▶ _To be done_:
Set down exactly the lines of the listing below, please, beginning with the first and ending with the line that holds "fig = go.Figure()".

▶ _Data_:
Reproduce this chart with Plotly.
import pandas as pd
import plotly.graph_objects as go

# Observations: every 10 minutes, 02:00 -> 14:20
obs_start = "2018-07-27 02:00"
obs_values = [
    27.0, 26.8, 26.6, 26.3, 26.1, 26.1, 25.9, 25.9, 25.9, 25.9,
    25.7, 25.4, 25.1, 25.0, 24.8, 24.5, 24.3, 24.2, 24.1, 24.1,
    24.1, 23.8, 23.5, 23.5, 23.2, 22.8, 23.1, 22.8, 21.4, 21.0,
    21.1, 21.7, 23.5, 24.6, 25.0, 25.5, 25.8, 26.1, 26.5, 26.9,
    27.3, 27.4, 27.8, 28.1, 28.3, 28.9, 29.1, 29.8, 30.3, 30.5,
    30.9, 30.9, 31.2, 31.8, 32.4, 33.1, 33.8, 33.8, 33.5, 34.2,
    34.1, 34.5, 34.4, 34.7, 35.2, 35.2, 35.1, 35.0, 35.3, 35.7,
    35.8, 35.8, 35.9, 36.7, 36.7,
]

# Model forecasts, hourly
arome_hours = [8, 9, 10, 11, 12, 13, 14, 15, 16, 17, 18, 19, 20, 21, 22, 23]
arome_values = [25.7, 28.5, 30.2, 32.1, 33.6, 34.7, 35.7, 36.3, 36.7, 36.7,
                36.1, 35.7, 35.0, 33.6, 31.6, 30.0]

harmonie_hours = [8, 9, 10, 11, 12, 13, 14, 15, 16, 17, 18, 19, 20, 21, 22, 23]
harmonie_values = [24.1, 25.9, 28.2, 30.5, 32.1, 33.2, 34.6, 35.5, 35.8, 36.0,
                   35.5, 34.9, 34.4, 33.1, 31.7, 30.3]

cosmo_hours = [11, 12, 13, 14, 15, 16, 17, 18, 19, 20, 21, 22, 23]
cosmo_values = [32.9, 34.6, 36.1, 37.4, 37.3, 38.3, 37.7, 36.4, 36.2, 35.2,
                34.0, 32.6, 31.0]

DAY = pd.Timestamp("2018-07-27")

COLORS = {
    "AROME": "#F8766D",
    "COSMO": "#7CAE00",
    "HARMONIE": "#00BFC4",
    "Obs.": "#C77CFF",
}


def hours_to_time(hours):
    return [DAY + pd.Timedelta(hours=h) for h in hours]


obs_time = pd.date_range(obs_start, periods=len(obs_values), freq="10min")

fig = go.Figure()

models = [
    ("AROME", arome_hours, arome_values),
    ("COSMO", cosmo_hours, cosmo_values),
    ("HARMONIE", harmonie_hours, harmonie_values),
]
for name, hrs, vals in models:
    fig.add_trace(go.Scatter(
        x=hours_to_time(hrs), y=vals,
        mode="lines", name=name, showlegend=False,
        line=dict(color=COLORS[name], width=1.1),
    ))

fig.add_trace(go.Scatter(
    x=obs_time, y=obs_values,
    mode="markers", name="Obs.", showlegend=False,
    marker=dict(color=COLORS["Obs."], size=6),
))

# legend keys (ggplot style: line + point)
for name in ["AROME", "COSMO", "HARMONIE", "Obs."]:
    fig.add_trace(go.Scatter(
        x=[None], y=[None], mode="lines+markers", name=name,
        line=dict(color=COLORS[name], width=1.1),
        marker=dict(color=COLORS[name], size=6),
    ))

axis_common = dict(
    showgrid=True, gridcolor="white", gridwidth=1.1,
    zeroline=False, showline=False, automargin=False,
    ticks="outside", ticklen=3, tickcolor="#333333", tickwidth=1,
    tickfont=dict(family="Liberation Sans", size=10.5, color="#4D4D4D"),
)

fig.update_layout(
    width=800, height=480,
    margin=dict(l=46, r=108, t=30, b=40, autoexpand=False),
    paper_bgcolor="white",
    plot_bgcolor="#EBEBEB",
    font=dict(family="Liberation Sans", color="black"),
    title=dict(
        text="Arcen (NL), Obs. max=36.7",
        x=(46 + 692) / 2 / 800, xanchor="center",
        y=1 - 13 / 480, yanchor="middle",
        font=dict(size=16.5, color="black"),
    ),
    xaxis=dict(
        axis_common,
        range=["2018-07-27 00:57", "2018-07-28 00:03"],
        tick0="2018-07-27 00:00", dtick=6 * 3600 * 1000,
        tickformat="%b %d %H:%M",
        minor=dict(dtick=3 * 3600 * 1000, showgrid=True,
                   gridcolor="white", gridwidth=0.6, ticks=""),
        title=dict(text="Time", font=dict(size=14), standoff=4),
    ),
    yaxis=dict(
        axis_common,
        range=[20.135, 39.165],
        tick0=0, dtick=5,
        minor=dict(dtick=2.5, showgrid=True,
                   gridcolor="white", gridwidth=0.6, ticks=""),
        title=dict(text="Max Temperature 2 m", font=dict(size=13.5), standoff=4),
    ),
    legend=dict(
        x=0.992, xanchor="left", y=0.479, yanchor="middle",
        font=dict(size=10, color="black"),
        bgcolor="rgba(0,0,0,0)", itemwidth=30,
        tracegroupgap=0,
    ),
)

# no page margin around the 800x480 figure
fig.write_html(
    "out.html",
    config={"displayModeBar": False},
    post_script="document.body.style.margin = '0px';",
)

▶ _Result_:
Reproduce this chart with Plotly.
import pandas as pd
import plotly.graph_objects as go

# Observations: every 10 minutes, 02:00 -> 14:20
obs_start = "2018-07-27 02:00"
obs_values = [
    27.0, 26.8, 26.6, 26.3, 26.1, 26.1, 25.9, 25.9, 25.9, 25.9,
    25.7, 25.4, 25.1, 25.0, 24.8, 24.5, 24.3, 24.2, 24.1, 24.1,
    24.1, 23.8, 23.5, 23.5, 23.2, 22.8, 23.1, 22.8, 21.4, 21.0,
    21.1, 21.7, 23.5, 24.6, 25.0, 25.5, 25.8, 26.1, 26.5, 26.9,
    27.3, 27.4, 27.8, 28.1, 28.3, 28.9, 29.1, 29.8, 30.3, 30.5,
    30.9, 30.9, 31.2, 31.8, 32.4, 33.1, 33.8, 33.8, 33.5, 34.2,
    34.1, 34.5, 34.4, 34.7, 35.2, 35.2, 35.1, 35.0, 35.3, 35.7,
    35.8, 35.8, 35.9, 36.7, 36.7,
]

# Model forecasts, hourly
arome_hours = [8, 9, 10, 11, 12, 13, 14, 15, 16, 17, 18, 19, 20, 21, 22, 23]
arome_values = [25.7, 28.5, 30.2, 32.1, 33.6, 34.7, 35.7, 36.3, 36.7, 36.7,
                36.1, 35.7, 35.0, 33.6, 31.6, 30.0]

harmonie_hours = [8, 9, 10, 11, 12, 13, 14, 15, 16, 17, 18, 19, 20, 21, 22, 23]
harmonie_values = [24.1, 25.9, 28.2, 30.5, 32.1, 33.2, 34.6, 35.5, 35.8, 36.0,
                   35.5, 34.9, 34.4, 33.1, 31.7, 30.3]

cosmo_hours = [11, 12, 13, 14, 15, 16, 17, 18, 19, 20, 21, 22, 23]
cosmo_values = [32.9, 34.6, 36.1, 37.4, 37.3, 38.3, 37.7, 36.4, 36.2, 35.2,
                34.0, 32.6, 31.0]

DAY = pd.Timestamp("2018-07-27")

COLORS = {
    "AROME": "#F8766D",
    "COSMO": "#7CAE00",
    "HARMONIE": "#00BFC4",
    "Obs.": "#C77CFF",
}


def hours_to_time(hours):
    return [DAY + pd.Timedelta(hours=h) for h in hours]


obs_time = pd.date_range(obs_start, periods=len(obs_values), freq="10min")

fig = go.Figure()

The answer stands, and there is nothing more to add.